Only the lines from the start of the data through the line containing "ph = H - T - B" should be written out, exactly as they are, with both ends included and the pictures left out.

==*==

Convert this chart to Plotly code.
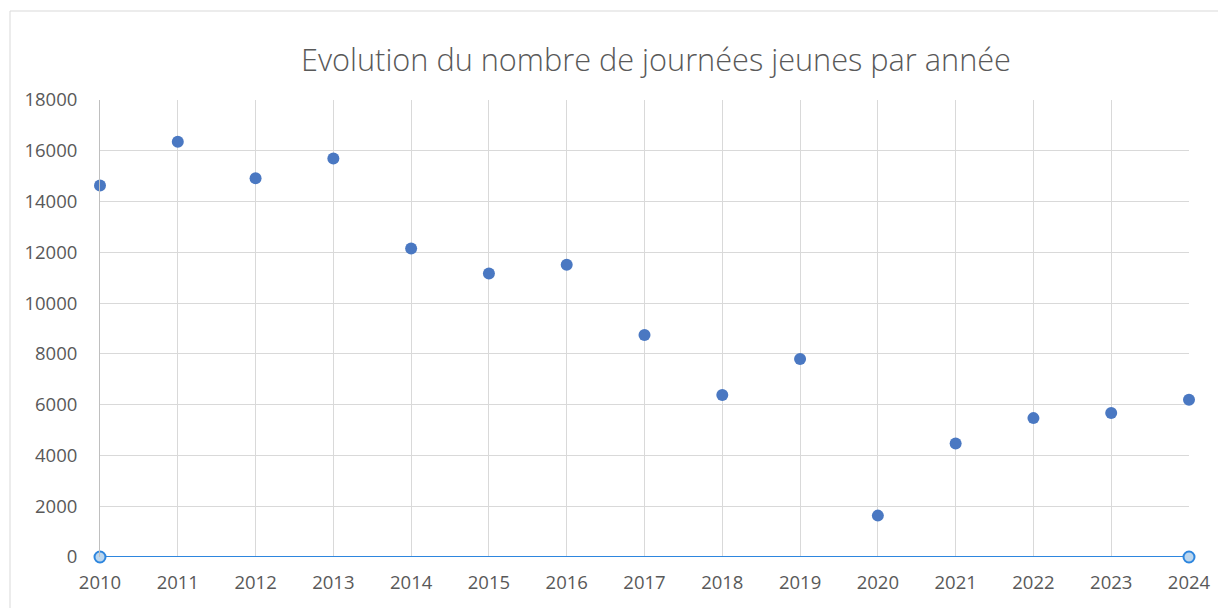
import plotly.graph_objects as go

years = [2010, 2011, 2012, 2013, 2014, 2015, 2016, 2017, 2018, 2019, 2020, 2021, 2022, 2023, 2024]
journees = [14630, 16360, 14920, 15700, 12150, 11170, 11515, 8740, 6380, 7800, 1630, 4470, 5470, 5670, 6190]
baseline_x = [2010, 2024]
baseline_y = [0, 0]
y_ticks = [0, 2000, 4000, 6000, 8000, 10000, 12000, 14000, 16000, 18000]
title_text = "Evolution du nombre de journées jeunes par année"

FONT = "Open Sans"
GREY = "#595959"

fig = go.Figure()
fig.add_trace(go.Scatter(
    x=years, y=journees, mode="markers",
    marker=dict(color="#4A78C2", size=12, line=dict(width=0)),
    showlegend=False, cliponaxis=False,
))
fig.add_trace(go.Scatter(
    x=baseline_x, y=baseline_y, mode="lines+markers",
    line=dict(color="#2E86DE", width=2),
    marker=dict(color="#BDD7EE", size=11, line=dict(color="#2E86DE", width=2)),
    showlegend=False, cliponaxis=False,
))

# page body has an 8px offset; compensate
OFF = 8
W, H = 1226 - OFF, 608 - OFF
L, T = 100 - OFF, 100 - OFF
R = W - (1189 - OFF)
B = H - (557 - OFF)
pw = W - L - R
ph = H - T - B

fig.update_layout(
    width=W, height=H,
    margin=dict(l=L, r=R, t=T, b=B, pad=0),
    paper_bgcolor="white", plot_bgcolor="white",
    font=dict(family=FONT, color=GREY),
    title=dict(
        text=title_text, font=dict(family=FONT, size=30.7, color=GREY, weight=300),
        x=(656 - OFF - L) / pw, xref="paper", xanchor="center",
        y=1 - (60 - OFF) / H, yref="container", yanchor="middle",
    ),
    xaxis=dict(
        range=[2010, 2024], tickmode="array", tickvals=years,
        ticktext=[str(y) for y in years],
        showgrid=True, gridcolor="#D9D9D9", gridwidth=1,
        zeroline=False, showline=False,
        ticks="", ticklabelstandoff=12,
        tickfont=dict(family=FONT, size=18.5, color=GREY),
    ),
    yaxis=dict(
        range=[0, 18000], tickmode="array", tickvals=y_ticks,
        ticktext=[str(v) for v in y_ticks],
        showgrid=True, gridcolor="#D9D9D9", gridwidth=1,
        zeroline=False, showline=True, linecolor="#BFBFBF", linewidth=1,
        ticks="", ticklabelstandoff=18,
        tickfont=dict(family=FONT, size=18.5, color=GREY),
    ),
    shapes=[dict(
        type="rect", xref="paper", yref="paper",
        x0=(10 - OFF - L) / pw, x1=1.2, y0=-0.3, y1=(H - B - (11 - OFF)) / ph,
        line=dict(color="#D9D9D9", width=1), fillcolor="rgba(0,0,0,0)",
        layer="below",
    )],
)

fig.write_html("out.html")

==*==

→ TASK RESULT
Convert this chart to Plotly code.
import plotly.graph_objects as go

years = [2010, 2011, 2012, 2013, 2014, 2015, 2016, 2017, 2018, 2019, 2020, 2021, 2022, 2023, 2024]
journees = [14630, 16360, 14920, 15700, 12150, 11170, 11515, 8740, 6380, 7800, 1630, 4470, 5470, 5670, 6190]
baseline_x = [2010, 2024]
baseline_y = [0, 0]
y_ticks = [0, 2000, 4000, 6000, 8000, 10000, 12000, 14000, 16000, 18000]
title_text = "Evolution du nombre de journées jeunes par année"

FONT = "Open Sans"
GREY = "#595959"

fig = go.Figure()
fig.add_trace(go.Scatter(
    x=years, y=journees, mode="markers",
    marker=dict(color="#4A78C2", size=12, line=dict(width=0)),
    showlegend=False, cliponaxis=False,
))
fig.add_trace(go.Scatter(
    x=baseline_x, y=baseline_y, mode="lines+markers",
    line=dict(color="#2E86DE", width=2),
    marker=dict(color="#BDD7EE", size=11, line=dict(color="#2E86DE", width=2)),
    showlegend=False, cliponaxis=False,
))

# page body has an 8px offset; compensate
OFF = 8
W, H = 1226 - OFF, 608 - OFF
L, T = 100 - OFF, 100 - OFF
R = W - (1189 - OFF)
B = H - (557 - OFF)
pw = W - L - R
ph = H - T - B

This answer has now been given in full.